_Aim of the exercise_
Reproduce the listing below exactly. Pictures do not belong in the copy.

● ● ● ●

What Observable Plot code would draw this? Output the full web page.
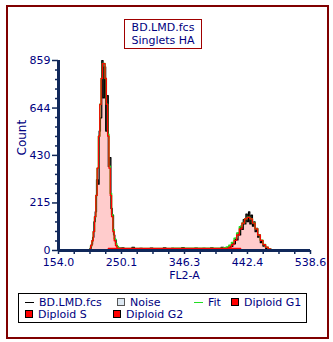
<!DOCTYPE html>
<html><head><meta charset="utf-8">
<script src="https://cdn.jsdelivr.net/npm/d3@7"></script>
<script src="https://cdn.jsdelivr.net/npm/@observablehq/plot@0.6"></script>
<style>
html,body{margin:0;padding:0;background:#fff;}
#wrap{position:relative;width:333px;height:342px;font-family:"DejaVu Sans",Verdana,sans-serif;color:#000080;}
#border{position:absolute;left:6px;top:5px;width:319px;height:330px;border:2px solid #800000;}
#title{position:absolute;left:124px;top:19px;width:76px;height:27px;border:1.5px solid #a00000;font-size:11px;line-height:13px;text-align:center;padding-top:1px;}
#legend{position:absolute;left:18px;top:293px;width:287px;height:28px;border:1.5px solid #000;font-size:11px;}
.li{position:absolute;white-space:nowrap;line-height:12px;}
.sq{display:inline-block;width:6px;height:6px;border:1px solid #000;vertical-align:0px;margin-right:5px;}
.ln{display:inline-block;width:9px;height:0;border-top:1.5px solid #000;vertical-align:3px;margin-right:5px;}
#plot{position:absolute;left:0;top:0;}
</style></head>
<body><div id="wrap"><div id="border"></div><div id="plot"></div>
<div id="title">BD.LMD.fcs<br>Singlets HA</div>
<div id="legend"></div></div>
<script>
// ---- data ----
const xTicks = [154.0, 250.1, 346.3, 442.4, 538.6];
const yTicks = [0, 215, 430, 644, 859];
const g1X   = [200,202,204,206,208,210,212,214,216,218,220,222,224,226,228,230,232,234,236,238,240,242,244,246,248,250];
const g1Fit = [0,5,22,44,85,153,249,372,517,661,778,845,845,778,661,517,372,249,153,85,44,22,9,4,1,0];
const g1DataX = [201,203,205,207,209,211,213,215,217,219,221,223,225,227,229,231,233,235,237,239,241,243,245,247,249];
const g1Data  = [2,10,28,60,130,175,320,300,540,600,859,690,830,540,700,380,420,190,160,70,48,22,15,9,11];
const sX   = [230, 432];
const sFit = [9, 9];
const sDataX = [252,256,260,264,268,272,276,280,284,288,292,296,300,304,308,312,316,320,324,328,332,336,340,344,348,352,356,360,364,368,372,376,380,384,388,392,396,400,404,408];
const sData  = [12,4,9,2,14,6,3,10,5,8,1,11,7,3,9,4,12,2,6,10,3,8,5,13,2,7,9,4,11,3,6,10,5,8,12,4,9,6,14,10];
const g2X   = [404,408,412,416,420,424,428,432,436,440,444,448,452,456,460,464,468,472,476,480,484];
const g2Fit = [1,3,7,15,27,46,70,98,124,143,150,143,124,98,70,46,27,15,7,3,1];
const g2DataX = [411,413,415,417,419,421,423,425,427,429,431,433,435,437,439,441,443,445,447,449,451,453,455,457,459,461,463,465,467,469,471,473,475,477,479];
const g2Data  = [8,14,10,22,18,35,30,55,48,80,70,110,95,140,120,165,130,175,120,160,110,130,85,100,60,70,35,45,20,25,10,12,5,6,2];
const legendItems = [
  {name:"BD.LMD.fcs", kind:"line", color:"#000"},
  {name:"Noise", kind:"square", color:"#dde8f2"},
  {name:"Fit", kind:"line", color:"#22dd22"},
  {name:"Diploid G1", kind:"square", color:"#ff0000"},
  {name:"Diploid S", kind:"square", color:"#ff0000"},
  {name:"Diploid G2", kind:"square", color:"#ff0000"}
];

// ---- build tables ----
const pts = (xs, ys) => xs.map((x, i) => ({x, y: ys[i]}));
const g1 = pts(g1X, g1Fit), g2 = pts(g2X, g2Fit), sp = pts(sX, sFit);
const data = pts(g1DataX, g1Data).concat(pts(sDataX, sData), pts(g2DataX, g2Data));
const fitTotal = g1X.map((x, i) => ({x, y: g1Fit[i] + (x >= sX[0] ? sFit[0] : 0)}))
  .concat(g2X.map((x, i) => ({x, y: g2Fit[i] + (x <= sX[1] ? sFit[1] : 0)})));

const minor = (ticks, n) => {
  const out = [];
  for (let i = 0; i < ticks.length - 1; i++)
    for (let k = 1; k < n; k++) out.push(ticks[i] + (ticks[i+1]-ticks[i]) * k / n);
  return out;
};
const navy = "#000080", axisC = "#10285a";
const blank = () => "";

const chart = Plot.plot({
  width: 333, height: 342,
  marginLeft: 58, marginRight: 23, marginTop: 60, marginBottom: 92,
  style: {fontFamily: '"DejaVu Sans", Verdana, sans-serif', fontSize: "11px", color: navy, background: "transparent"},
  x: {domain: [154, 538.6]},
  y: {domain: [0, 859]},
  marks: [
    Plot.areaY(g1, {x: "x", y: "y", fill: "#ffcccc", curve: "step"}),
    Plot.areaY(g2, {x: "x", y: "y", fill: "#ffcccc", curve: "step"}),
    Plot.areaY(sp, {x: "x", y: "y", fill: "#ffcccc", curve: "step-after"}),
    Plot.line(data, {x: "x", y: "y", stroke: "#000", strokeWidth: 1.2, curve: "step"}),
    Plot.line(fitTotal, {x: "x", y: "y", stroke: "#22dd22", strokeWidth: 1.5, curve: "step"}),
    Plot.line(g1, {x: "x", y: "y", stroke: "#ff0000", strokeWidth: 1.3, curve: "step"}),
    Plot.line(g2, {x: "x", y: "y", stroke: "#ff0000", strokeWidth: 1.3, curve: "step"}),
    Plot.line(sp, {x: "x", y: "y", stroke: "#ff0000", strokeWidth: 1.3}),
    Plot.axisX({ticks: minor(xTicks, 4), tickFormat: blank, tickSize: 4, stroke: axisC, strokeWidth: 1.5, label: null}),
    Plot.axisX({ticks: xTicks, tickFormat: d => d.toFixed(1), tickSize: 4, tickPadding: 3.5, stroke: axisC, strokeWidth: 1.5, fill: navy, label: null}),
    Plot.axisY({ticks: minor(yTicks, 5), tickFormat: blank, tickSize: 3, stroke: axisC, strokeWidth: 1.5, label: null}),
    Plot.axisY({ticks: yTicks, tickFormat: d => String(d), tickSize: 6, tickPadding: 2, stroke: axisC, strokeWidth: 1.5, fill: navy, label: null}),
    Plot.ruleX([154], {stroke: axisC, strokeWidth: 3}),
    Plot.ruleY([0], {stroke: axisC, strokeWidth: 3}),
    Plot.text(["FL2-A"], {frameAnchor: "bottom", dy: 28, fontSize: 11, fill: navy}),
    Plot.text(["Count"], {frameAnchor: "left", dx: -36, rotate: -90, fontSize: 12, fill: navy})
  ]
});
document.getElementById("plot").appendChild(chart);

const pos = [[6,3],[98,3],[175,3],[212,3],[6,15],[94,15]];
const lg = document.getElementById("legend");
legendItems.forEach((it, i) => {
  const d = document.createElement("div");
  d.className = "li";
  d.style.left = pos[i][0] + "px"; d.style.top = pos[i][1] + "px";
  const sym = document.createElement("span");
  if (it.kind === "line") { sym.className = "ln"; sym.style.borderTopColor = it.color; }
  else { sym.className = "sq"; sym.style.background = it.color; if (it.name === "Noise") sym.style.borderColor = "#555"; }
  d.appendChild(sym);
  d.appendChild(document.createTextNode(it.name));
  lg.appendChild(d);
});
</script></body></html>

● ● ● ●

_Finished exercise_
What Observable Plot code would draw this? Output the full web page.
<!DOCTYPE html>
<html><head><meta charset="utf-8">
<script src="https://cdn.jsdelivr.net/npm/d3@7"></script>
<script src="https://cdn.jsdelivr.net/npm/@observablehq/plot@0.6"></script>
<style>
html,body{margin:0;padding:0;background:#fff;}
#wrap{position:relative;width:333px;height:342px;font-family:"DejaVu Sans",Verdana,sans-serif;color:#000080;}
#border{position:absolute;left:6px;top:5px;width:319px;height:330px;border:2px solid #800000;}
#title{position:absolute;left:124px;top:19px;width:76px;height:27px;border:1.5px solid #a00000;font-size:11px;line-height:13px;text-align:center;padding-top:1px;}
#legend{position:absolute;left:18px;top:293px;width:287px;height:28px;border:1.5px solid #000;font-size:11px;}
.li{position:absolute;white-space:nowrap;line-height:12px;}
.sq{display:inline-block;width:6px;height:6px;border:1px solid #000;vertical-align:0px;margin-right:5px;}
.ln{display:inline-block;width:9px;height:0;border-top:1.5px solid #000;vertical-align:3px;margin-right:5px;}
#plot{position:absolute;left:0;top:0;}
</style></head>
<body><div id="wrap"><div id="border"></div><div id="plot"></div>
<div id="title">BD.LMD.fcs<br>Singlets HA</div>
<div id="legend"></div></div>
<script>
// ---- data ----
const xTicks = [154.0, 250.1, 346.3, 442.4, 538.6];
const yTicks = [0, 215, 430, 644, 859];
const g1X   = [200,202,204,206,208,210,212,214,216,218,220,222,224,226,228,230,232,234,236,238,240,242,244,246,248,250];
const g1Fit = [0,5,22,44,85,153,249,372,517,661,778,845,845,778,661,517,372,249,153,85,44,22,9,4,1,0];
const g1DataX = [201,203,205,207,209,211,213,215,217,219,221,223,225,227,229,231,233,235,237,239,241,243,245,247,249];
const g1Data  = [2,10,28,60,130,175,320,300,540,600,859,690,830,540,700,380,420,190,160,70,48,22,15,9,11];
const sX   = [230, 432];
const sFit = [9, 9];
const sDataX = [252,256,260,264,268,272,276,280,284,288,292,296,300,304,308,312,316,320,324,328,332,336,340,344,348,352,356,360,364,368,372,376,380,384,388,392,396,400,404,408];
const sData  = [12,4,9,2,14,6,3,10,5,8,1,11,7,3,9,4,12,2,6,10,3,8,5,13,2,7,9,4,11,3,6,10,5,8,12,4,9,6,14,10];
const g2X   = [404,408,412,416,420,424,428,432,436,440,444,448,452,456,460,464,468,472,476,480,484];
const g2Fit = [1,3,7,15,27,46,70,98,124,143,150,143,124,98,70,46,27,15,7,3,1];
const g2DataX = [411,413,415,417,419,421,423,425,427,429,431,433,435,437,439,441,443,445,447,449,451,453,455,457,459,461,463,465,467,469,471,473,475,477,479];
const g2Data  = [8,14,10,22,18,35,30,55,48,80,70,110,95,140,120,165,130,175,120,160,110,130,85,100,60,70,35,45,20,25,10,12,5,6,2];
const legendItems = [
  {name:"BD.LMD.fcs", kind:"line", color:"#000"},
  {name:"Noise", kind:"square", color:"#dde8f2"},
  {name:"Fit", kind:"line", color:"#22dd22"},
  {name:"Diploid G1", kind:"square", color:"#ff0000"},
  {name:"Diploid S", kind:"square", color:"#ff0000"},
  {name:"Diploid G2", kind:"square", color:"#ff0000"}
];

// ---- build tables ----
const pts = (xs, ys) => xs.map((x, i) => ({x, y: ys[i]}));
const g1 = pts(g1X, g1Fit), g2 = pts(g2X, g2Fit), sp = pts(sX, sFit);
const data = pts(g1DataX, g1Data).concat(pts(sDataX, sData), pts(g2DataX, g2Data));
const fitTotal = g1X.map((x, i) => ({x, y: g1Fit[i] + (x >= sX[0] ? sFit[0] : 0)}))
  .concat(g2X.map((x, i) => ({x, y: g2Fit[i] + (x <= sX[1] ? sFit[1] : 0)})));

const minor = (ticks, n) => {
  const out = [];
  for (let i = 0; i < ticks.length - 1; i++)
    for (let k = 1; k < n; k++) out.push(ticks[i] + (ticks[i+1]-ticks[i]) * k / n);
  return out;
};
const navy = "#000080", axisC = "#10285a";
const blank = () => "";

const chart = Plot.plot({
  width: 333, height: 342,
  marginLeft: 58, marginRight: 23, marginTop: 60, marginBottom: 92,
  style: {fontFamily: '"DejaVu Sans", Verdana, sans-serif', fontSize: "11px", color: navy, background: "transparent"},
  x: {domain: [154, 538.6]},
  y: {domain: [0, 859]},
  marks: [
    Plot.areaY(g1, {x: "x", y: "y", fill: "#ffcccc", curve: "step"}),
    Plot.areaY(g2, {x: "x", y: "y", fill: "#ffcccc", curve: "step"}),
    Plot.areaY(sp, {x: "x", y: "y", fill: "#ffcccc", curve: "step-after"}),
    Plot.line(data, {x: "x", y: "y", stroke: "#000", strokeWidth: 1.2, curve: "step"}),
    Plot.line(fitTotal, {x: "x", y: "y", stroke: "#22dd22", strokeWidth: 1.5, curve: "step"}),
    Plot.line(g1, {x: "x", y: "y", stroke: "#ff0000", strokeWidth: 1.3, curve: "step"}),
    Plot.line(g2, {x: "x", y: "y", stroke: "#ff0000", strokeWidth: 1.3, curve: "step"}),
    Plot.line(sp, {x: "x", y: "y", stroke: "#ff0000", strokeWidth: 1.3}),
    Plot.axisX({ticks: minor(xTicks, 4), tickFormat: blank, tickSize: 4, stroke: axisC, strokeWidth: 1.5, label: null}),
    Plot.axisX({ticks: xTicks, tickFormat: d => d.toFixed(1), tickSize: 4, tickPadding: 3.5, stroke: axisC, strokeWidth: 1.5, fill: navy, label: null}),
    Plot.axisY({ticks: minor(yTicks, 5), tickFormat: blank, tickSize: 3, stroke: axisC, strokeWidth: 1.5, label: null}),
    Plot.axisY({ticks: yTicks, tickFormat: d => String(d), tickSize: 6, tickPadding: 2, stroke: axisC, strokeWidth: 1.5, fill: navy, label: null}),
    Plot.ruleX([154], {stroke: axisC, strokeWidth: 3}),
    Plot.ruleY([0], {stroke: axisC, strokeWidth: 3}),
    Plot.text(["FL2-A"], {frameAnchor: "bottom", dy: 28, fontSize: 11, fill: navy}),
    Plot.text(["Count"], {frameAnchor: "left", dx: -36, rotate: -90, fontSize: 12, fill: navy})
  ]
});
document.getElementById("plot").appendChild(chart);

const pos = [[6,3],[98,3],[175,3],[212,3],[6,15],[94,15]];
const lg = document.getElementById("legend");
legendItems.forEach((it, i) => {
  const d = document.createElement("div");
  d.className = "li";
  d.style.left = pos[i][0] + "px"; d.style.top = pos[i][1] + "px";
  const sym = document.createElement("span");
  if (it.kind === "line") { sym.className = "ln"; sym.style.borderTopColor = it.color; }
  else { sym.className = "sq"; sym.style.background = it.color; if (it.name === "Noise") sym.style.borderColor = "#555"; }
  d.appendChild(sym);
  d.appendChild(document.createTextNode(it.name));
  lg.appendChild(d);
});
</script></body></html>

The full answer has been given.